■ Task statement
Reproduce exactly, with no pictures, each line from the opening of the material down through the line containing "2, 31, -27];".

════════════════════

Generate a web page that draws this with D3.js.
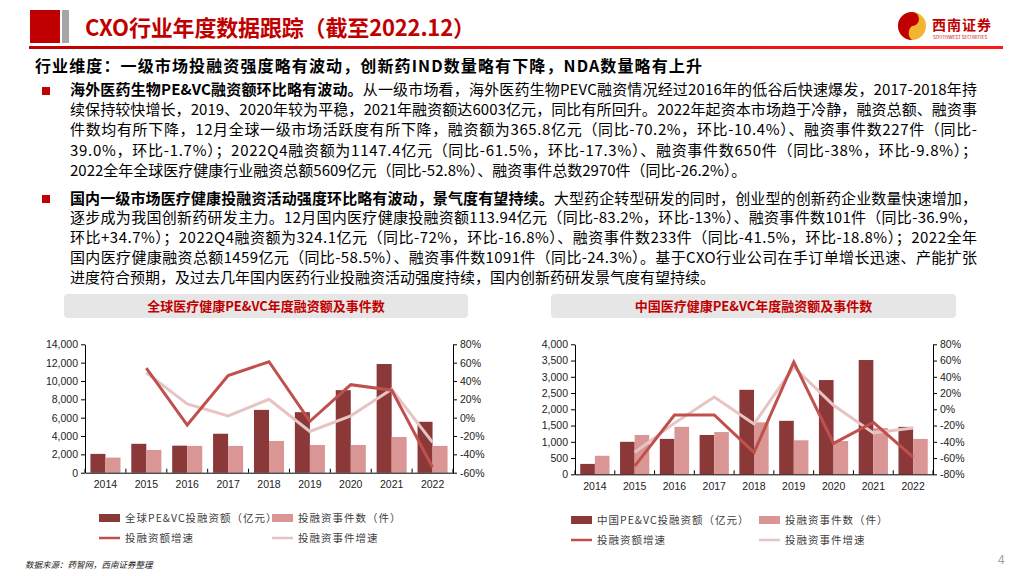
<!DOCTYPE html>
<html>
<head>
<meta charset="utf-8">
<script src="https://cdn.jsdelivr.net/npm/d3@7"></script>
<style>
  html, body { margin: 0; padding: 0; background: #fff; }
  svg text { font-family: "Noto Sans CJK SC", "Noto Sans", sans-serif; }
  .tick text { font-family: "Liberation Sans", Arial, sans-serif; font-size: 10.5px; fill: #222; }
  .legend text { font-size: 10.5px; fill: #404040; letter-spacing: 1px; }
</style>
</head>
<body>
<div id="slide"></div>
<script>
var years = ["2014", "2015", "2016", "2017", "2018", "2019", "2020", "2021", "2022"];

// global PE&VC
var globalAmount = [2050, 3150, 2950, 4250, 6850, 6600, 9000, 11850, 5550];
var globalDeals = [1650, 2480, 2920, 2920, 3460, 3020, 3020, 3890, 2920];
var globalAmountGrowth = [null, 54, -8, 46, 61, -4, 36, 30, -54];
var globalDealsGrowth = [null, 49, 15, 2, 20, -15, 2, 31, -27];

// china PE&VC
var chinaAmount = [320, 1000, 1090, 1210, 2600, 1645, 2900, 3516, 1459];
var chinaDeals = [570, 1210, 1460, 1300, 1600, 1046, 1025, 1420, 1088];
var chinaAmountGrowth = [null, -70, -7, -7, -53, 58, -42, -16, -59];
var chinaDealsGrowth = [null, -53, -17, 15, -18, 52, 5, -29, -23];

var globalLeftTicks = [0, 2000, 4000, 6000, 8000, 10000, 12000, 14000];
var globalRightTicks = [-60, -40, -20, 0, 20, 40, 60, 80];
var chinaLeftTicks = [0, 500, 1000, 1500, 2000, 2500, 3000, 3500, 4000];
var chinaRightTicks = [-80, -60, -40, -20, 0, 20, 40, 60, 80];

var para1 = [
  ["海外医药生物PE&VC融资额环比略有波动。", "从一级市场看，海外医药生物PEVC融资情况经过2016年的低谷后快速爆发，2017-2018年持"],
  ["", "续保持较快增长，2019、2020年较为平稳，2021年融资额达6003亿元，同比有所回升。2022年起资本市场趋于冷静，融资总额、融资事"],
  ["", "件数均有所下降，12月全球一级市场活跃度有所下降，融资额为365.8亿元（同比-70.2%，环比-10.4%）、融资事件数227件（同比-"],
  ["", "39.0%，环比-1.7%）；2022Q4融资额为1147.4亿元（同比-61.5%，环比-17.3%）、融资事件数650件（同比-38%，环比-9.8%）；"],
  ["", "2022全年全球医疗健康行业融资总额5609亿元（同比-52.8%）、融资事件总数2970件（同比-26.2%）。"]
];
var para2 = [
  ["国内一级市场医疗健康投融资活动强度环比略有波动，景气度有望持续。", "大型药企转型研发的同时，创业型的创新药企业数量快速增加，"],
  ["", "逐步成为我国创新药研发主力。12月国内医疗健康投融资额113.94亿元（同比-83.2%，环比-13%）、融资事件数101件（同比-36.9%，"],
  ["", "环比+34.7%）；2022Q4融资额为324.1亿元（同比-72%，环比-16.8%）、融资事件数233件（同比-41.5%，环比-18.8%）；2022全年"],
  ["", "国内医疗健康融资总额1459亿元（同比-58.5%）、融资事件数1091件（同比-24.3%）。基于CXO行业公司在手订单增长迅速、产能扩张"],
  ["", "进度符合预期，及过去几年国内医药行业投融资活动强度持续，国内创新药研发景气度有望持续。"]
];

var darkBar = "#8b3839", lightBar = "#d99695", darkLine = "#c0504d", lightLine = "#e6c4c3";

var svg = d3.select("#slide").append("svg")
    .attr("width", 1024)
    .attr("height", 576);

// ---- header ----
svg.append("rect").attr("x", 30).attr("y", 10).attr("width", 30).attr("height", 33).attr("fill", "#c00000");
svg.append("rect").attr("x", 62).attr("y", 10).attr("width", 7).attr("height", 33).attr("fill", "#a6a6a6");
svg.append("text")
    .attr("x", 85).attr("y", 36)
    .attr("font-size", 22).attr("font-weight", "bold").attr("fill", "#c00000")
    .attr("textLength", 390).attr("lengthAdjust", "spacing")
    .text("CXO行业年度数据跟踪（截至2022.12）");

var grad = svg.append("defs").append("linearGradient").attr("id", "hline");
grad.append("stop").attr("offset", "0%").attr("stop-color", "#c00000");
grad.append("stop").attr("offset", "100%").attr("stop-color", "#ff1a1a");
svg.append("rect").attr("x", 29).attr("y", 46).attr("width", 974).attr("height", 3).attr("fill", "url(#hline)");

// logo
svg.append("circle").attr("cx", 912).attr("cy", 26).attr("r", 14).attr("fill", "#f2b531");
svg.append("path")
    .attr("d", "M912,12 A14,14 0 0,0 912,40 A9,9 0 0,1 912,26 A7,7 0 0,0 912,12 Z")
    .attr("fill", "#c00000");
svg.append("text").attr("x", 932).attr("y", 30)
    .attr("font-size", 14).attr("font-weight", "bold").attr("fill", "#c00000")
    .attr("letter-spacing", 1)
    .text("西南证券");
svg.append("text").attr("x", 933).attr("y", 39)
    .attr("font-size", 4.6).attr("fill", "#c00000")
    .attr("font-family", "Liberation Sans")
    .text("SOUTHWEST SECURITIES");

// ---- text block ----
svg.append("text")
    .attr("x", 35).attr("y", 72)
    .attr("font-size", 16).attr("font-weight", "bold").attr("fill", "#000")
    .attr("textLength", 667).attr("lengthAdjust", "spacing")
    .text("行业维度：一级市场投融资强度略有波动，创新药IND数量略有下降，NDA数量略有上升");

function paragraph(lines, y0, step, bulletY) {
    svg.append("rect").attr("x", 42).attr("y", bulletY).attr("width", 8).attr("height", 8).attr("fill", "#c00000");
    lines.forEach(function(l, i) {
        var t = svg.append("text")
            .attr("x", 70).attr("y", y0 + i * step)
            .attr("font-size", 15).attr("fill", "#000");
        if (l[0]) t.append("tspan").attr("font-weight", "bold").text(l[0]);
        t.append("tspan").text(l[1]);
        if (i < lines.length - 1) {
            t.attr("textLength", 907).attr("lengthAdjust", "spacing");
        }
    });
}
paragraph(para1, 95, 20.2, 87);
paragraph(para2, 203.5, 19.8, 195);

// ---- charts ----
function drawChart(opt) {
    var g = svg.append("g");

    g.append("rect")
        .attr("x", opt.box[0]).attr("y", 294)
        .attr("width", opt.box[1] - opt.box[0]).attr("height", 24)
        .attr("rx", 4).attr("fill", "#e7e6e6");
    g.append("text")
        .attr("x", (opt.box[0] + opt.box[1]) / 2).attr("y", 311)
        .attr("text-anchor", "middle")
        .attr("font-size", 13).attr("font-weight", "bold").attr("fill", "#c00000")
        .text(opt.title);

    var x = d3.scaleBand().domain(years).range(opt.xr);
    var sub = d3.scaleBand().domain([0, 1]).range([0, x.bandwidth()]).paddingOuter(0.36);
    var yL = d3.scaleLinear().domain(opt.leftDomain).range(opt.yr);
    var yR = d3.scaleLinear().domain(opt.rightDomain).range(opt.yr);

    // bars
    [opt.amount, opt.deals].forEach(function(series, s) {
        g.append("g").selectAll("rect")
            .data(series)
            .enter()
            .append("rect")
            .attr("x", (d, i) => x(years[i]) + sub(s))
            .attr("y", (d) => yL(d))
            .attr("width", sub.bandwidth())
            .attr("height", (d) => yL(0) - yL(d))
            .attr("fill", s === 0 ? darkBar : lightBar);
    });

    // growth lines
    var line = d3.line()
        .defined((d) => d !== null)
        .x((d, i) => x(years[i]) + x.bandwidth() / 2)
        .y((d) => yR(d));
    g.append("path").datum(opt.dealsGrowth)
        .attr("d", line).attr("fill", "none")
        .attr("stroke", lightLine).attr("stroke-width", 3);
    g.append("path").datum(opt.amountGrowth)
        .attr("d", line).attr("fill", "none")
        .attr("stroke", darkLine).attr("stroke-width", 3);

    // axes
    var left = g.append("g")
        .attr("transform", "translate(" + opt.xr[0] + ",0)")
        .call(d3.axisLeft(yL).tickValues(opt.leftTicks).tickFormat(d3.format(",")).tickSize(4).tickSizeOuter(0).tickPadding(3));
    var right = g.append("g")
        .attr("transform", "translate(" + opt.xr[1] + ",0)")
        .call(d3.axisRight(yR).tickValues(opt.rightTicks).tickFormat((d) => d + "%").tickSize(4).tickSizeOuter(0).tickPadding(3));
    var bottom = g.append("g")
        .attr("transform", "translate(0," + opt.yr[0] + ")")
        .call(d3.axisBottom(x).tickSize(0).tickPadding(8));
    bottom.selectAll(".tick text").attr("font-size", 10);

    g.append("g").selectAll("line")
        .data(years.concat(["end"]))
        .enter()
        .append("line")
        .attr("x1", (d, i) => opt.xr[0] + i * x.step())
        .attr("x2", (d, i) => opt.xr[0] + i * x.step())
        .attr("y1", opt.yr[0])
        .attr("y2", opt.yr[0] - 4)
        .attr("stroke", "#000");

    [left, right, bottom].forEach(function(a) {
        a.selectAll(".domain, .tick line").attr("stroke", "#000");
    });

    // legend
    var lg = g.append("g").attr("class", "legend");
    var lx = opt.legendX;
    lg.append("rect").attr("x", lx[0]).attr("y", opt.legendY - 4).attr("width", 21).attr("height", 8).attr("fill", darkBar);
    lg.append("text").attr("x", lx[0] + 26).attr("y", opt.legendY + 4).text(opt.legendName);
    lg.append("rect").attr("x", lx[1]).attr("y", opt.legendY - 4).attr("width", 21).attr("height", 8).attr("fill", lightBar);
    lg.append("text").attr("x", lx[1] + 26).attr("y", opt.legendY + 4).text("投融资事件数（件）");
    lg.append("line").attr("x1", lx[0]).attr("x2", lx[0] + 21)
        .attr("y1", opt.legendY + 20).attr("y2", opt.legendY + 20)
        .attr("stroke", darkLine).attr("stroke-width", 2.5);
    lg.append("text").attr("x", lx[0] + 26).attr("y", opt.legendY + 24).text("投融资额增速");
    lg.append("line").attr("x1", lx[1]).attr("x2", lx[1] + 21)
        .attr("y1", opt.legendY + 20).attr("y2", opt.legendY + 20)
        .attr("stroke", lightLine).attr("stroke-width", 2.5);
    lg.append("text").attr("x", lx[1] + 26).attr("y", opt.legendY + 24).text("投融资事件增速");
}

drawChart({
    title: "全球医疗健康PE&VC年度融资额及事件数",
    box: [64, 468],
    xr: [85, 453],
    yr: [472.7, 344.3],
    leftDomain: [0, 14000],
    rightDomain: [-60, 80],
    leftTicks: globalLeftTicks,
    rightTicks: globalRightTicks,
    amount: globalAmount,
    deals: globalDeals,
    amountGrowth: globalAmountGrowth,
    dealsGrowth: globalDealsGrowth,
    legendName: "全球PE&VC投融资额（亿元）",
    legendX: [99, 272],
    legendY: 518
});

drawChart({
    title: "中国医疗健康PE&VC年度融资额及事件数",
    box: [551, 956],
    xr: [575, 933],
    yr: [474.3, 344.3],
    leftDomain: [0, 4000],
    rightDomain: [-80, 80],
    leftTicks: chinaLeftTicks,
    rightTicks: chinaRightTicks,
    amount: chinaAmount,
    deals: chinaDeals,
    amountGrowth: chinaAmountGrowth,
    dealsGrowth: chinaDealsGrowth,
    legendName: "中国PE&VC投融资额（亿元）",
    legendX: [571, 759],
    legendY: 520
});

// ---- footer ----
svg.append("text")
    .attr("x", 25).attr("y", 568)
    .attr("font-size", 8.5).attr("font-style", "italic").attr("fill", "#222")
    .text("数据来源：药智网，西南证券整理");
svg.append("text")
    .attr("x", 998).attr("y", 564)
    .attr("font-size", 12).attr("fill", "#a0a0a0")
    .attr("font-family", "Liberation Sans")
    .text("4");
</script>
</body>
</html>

════════════════════

■ Response to the task
Generate a web page that draws this with D3.js.
<!DOCTYPE html>
<html>
<head>
<meta charset="utf-8">
<script src="https://cdn.jsdelivr.net/npm/d3@7"></script>
<style>
  html, body { margin: 0; padding: 0; background: #fff; }
  svg text { font-family: "Noto Sans CJK SC", "Noto Sans", sans-serif; }
  .tick text { font-family: "Liberation Sans", Arial, sans-serif; font-size: 10.5px; fill: #222; }
  .legend text { font-size: 10.5px; fill: #404040; letter-spacing: 1px; }
</style>
</head>
<body>
<div id="slide"></div>
<script>
var years = ["2014", "2015", "2016", "2017", "2018", "2019", "2020", "2021", "2022"];

// global PE&VC
var globalAmount = [2050, 3150, 2950, 4250, 6850, 6600, 9000, 11850, 5550];
var globalDeals = [1650, 2480, 2920, 2920, 3460, 3020, 3020, 3890, 2920];
var globalAmountGrowth = [null, 54, -8, 46, 61, -4, 36, 30, -54];
var globalDealsGrowth = [null, 49, 15, 2, 20, -15, 2, 31, -27];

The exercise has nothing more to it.